▶ **WORK INSTRUCTIONS**
What is the number of lines containing the word "React"? Please answer with that number and nothing more.
· · · · ·
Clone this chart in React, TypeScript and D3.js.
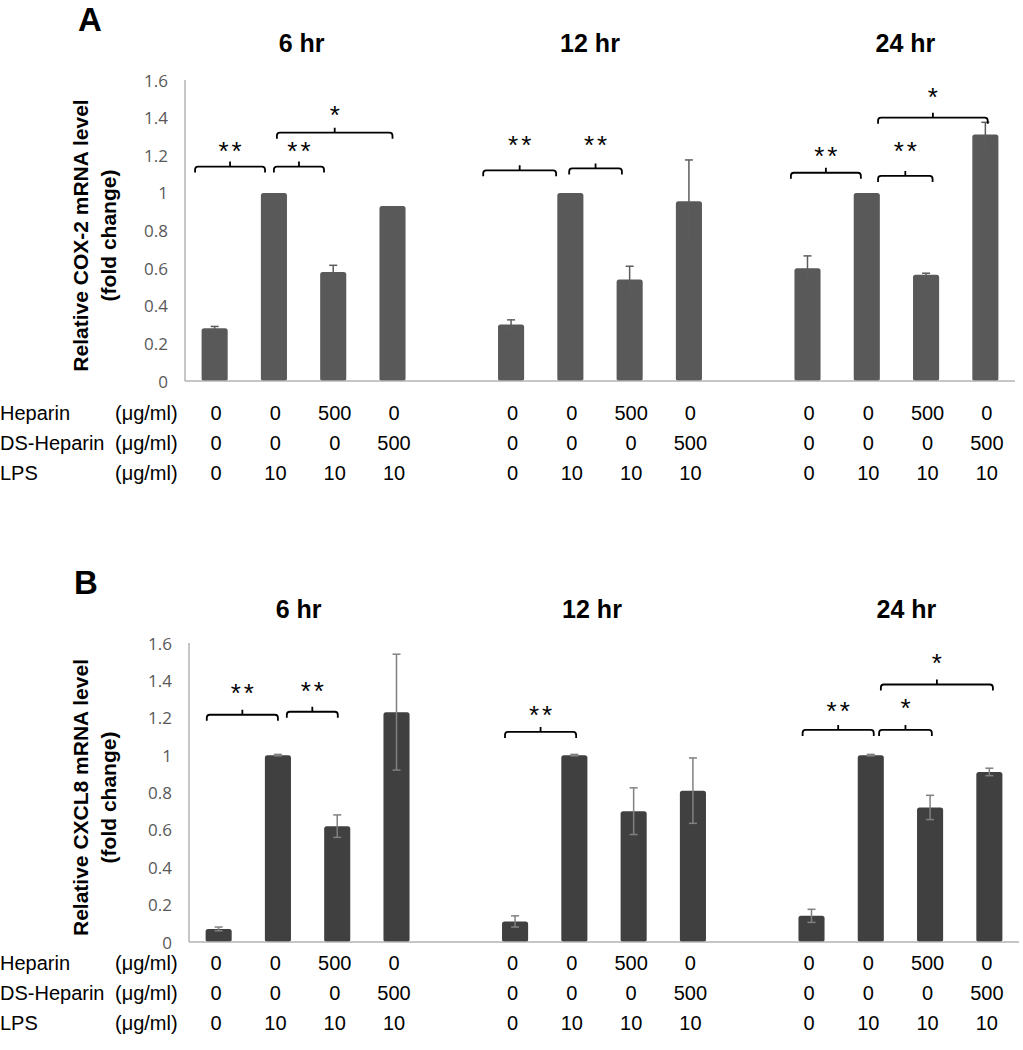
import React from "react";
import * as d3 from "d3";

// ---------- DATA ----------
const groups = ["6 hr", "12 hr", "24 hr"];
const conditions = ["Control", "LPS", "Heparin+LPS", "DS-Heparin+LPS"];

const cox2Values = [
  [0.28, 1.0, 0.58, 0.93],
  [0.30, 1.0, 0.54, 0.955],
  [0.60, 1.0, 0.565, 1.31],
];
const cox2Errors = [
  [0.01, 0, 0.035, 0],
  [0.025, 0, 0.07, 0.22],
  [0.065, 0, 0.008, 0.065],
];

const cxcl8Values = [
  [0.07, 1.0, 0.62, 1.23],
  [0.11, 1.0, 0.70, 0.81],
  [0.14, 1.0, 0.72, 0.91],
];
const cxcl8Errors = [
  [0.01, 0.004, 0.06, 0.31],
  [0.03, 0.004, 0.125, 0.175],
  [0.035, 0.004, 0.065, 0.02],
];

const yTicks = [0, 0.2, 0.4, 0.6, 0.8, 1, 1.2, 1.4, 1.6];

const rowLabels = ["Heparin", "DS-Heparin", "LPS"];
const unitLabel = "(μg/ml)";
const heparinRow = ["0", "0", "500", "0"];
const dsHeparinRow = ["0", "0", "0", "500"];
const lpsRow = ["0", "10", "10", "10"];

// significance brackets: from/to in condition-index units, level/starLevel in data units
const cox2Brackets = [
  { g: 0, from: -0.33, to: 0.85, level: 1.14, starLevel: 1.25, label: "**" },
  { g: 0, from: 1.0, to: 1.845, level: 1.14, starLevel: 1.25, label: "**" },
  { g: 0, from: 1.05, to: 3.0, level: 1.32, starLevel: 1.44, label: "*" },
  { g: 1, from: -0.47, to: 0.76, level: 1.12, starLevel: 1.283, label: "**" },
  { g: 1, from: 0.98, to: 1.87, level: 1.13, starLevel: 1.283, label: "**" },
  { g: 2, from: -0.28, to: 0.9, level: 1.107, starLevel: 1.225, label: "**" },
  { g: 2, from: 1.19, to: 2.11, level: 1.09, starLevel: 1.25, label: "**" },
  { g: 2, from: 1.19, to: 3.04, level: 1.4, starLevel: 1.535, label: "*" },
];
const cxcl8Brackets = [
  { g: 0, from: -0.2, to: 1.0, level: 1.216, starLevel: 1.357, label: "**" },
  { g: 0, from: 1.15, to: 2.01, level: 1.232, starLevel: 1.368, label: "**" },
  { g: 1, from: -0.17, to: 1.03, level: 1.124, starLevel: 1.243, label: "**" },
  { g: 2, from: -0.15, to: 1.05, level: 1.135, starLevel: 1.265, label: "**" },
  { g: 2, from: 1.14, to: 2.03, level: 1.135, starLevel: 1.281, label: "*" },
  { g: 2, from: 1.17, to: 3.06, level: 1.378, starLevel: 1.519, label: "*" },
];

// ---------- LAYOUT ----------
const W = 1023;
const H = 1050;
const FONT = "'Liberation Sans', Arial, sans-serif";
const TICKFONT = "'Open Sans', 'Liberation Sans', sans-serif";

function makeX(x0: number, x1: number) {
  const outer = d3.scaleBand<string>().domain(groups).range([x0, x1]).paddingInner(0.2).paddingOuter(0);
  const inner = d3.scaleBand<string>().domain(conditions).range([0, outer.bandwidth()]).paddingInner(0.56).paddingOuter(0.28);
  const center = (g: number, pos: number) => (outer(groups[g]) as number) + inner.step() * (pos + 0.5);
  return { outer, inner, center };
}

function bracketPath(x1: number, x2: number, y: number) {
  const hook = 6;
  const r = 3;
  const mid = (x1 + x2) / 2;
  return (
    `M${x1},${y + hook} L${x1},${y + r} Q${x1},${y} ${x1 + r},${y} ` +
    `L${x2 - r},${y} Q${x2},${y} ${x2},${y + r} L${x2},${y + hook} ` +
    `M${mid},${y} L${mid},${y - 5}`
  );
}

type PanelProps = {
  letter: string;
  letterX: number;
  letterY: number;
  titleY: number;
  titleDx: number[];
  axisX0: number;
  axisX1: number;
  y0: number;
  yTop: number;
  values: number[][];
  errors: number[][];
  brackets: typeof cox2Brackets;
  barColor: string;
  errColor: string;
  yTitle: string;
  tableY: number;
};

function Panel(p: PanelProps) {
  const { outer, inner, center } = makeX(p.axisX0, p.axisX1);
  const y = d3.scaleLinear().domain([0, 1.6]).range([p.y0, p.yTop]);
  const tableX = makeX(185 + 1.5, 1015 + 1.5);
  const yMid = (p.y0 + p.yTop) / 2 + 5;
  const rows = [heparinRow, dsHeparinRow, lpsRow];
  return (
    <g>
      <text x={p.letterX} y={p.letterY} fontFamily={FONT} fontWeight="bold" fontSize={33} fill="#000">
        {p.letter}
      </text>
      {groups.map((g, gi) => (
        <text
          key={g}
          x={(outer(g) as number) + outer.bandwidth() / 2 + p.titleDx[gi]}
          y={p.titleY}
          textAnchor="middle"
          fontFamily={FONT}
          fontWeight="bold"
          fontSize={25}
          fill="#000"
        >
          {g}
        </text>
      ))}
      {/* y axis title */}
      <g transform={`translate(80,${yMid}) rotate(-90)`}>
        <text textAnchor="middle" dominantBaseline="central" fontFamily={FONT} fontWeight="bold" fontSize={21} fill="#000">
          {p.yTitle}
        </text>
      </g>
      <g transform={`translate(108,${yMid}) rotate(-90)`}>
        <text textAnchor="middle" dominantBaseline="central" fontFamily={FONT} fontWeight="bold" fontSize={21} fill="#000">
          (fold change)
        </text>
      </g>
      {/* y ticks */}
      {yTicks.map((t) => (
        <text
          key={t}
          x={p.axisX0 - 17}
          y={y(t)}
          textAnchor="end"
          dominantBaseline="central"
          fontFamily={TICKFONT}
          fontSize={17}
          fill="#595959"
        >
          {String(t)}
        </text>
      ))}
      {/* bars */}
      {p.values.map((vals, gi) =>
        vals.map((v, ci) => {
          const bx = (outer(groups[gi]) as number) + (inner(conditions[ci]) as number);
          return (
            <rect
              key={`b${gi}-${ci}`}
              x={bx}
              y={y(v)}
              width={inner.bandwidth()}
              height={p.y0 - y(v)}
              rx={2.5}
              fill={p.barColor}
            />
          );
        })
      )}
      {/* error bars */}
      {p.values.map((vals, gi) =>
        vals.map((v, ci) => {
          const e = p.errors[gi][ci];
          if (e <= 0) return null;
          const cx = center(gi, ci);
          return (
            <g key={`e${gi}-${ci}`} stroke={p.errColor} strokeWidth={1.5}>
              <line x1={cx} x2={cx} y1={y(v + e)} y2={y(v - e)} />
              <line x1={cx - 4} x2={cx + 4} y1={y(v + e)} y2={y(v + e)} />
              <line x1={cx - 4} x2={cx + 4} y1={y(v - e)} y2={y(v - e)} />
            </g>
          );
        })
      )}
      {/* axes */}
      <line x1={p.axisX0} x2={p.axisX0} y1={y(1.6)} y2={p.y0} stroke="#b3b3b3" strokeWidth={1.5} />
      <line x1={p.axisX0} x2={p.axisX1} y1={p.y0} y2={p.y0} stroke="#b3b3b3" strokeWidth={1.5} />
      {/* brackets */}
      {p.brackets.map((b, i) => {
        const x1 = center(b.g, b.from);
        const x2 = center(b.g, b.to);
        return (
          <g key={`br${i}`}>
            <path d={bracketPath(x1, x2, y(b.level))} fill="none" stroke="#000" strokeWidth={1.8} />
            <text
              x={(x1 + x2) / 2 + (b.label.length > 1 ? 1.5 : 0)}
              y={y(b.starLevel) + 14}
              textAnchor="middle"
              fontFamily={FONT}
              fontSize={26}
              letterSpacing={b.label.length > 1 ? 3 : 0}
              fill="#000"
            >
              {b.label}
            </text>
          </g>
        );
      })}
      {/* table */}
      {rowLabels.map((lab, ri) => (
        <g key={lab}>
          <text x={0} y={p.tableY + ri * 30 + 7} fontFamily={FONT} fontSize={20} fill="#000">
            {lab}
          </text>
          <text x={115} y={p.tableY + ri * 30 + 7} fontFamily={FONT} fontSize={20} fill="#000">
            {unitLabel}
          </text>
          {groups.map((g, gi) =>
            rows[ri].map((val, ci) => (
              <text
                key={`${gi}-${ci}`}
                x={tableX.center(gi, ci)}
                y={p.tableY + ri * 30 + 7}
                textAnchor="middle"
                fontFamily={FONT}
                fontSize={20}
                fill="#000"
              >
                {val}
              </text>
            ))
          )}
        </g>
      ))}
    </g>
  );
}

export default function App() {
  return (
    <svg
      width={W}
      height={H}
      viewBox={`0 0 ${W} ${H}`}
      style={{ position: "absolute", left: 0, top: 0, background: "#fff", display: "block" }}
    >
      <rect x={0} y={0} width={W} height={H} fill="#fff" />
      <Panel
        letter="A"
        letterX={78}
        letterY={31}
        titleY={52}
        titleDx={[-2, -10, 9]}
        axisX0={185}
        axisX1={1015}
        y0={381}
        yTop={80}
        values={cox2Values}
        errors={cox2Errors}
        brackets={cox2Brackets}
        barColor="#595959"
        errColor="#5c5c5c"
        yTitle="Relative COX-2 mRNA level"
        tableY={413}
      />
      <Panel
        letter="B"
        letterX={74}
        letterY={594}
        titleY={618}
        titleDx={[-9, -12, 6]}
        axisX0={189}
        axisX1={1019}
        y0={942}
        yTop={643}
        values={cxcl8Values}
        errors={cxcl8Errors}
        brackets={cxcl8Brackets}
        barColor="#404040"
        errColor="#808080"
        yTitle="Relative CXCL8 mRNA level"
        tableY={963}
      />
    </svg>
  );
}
· · · · ·
▶ **EXPECTED ANSWER**
2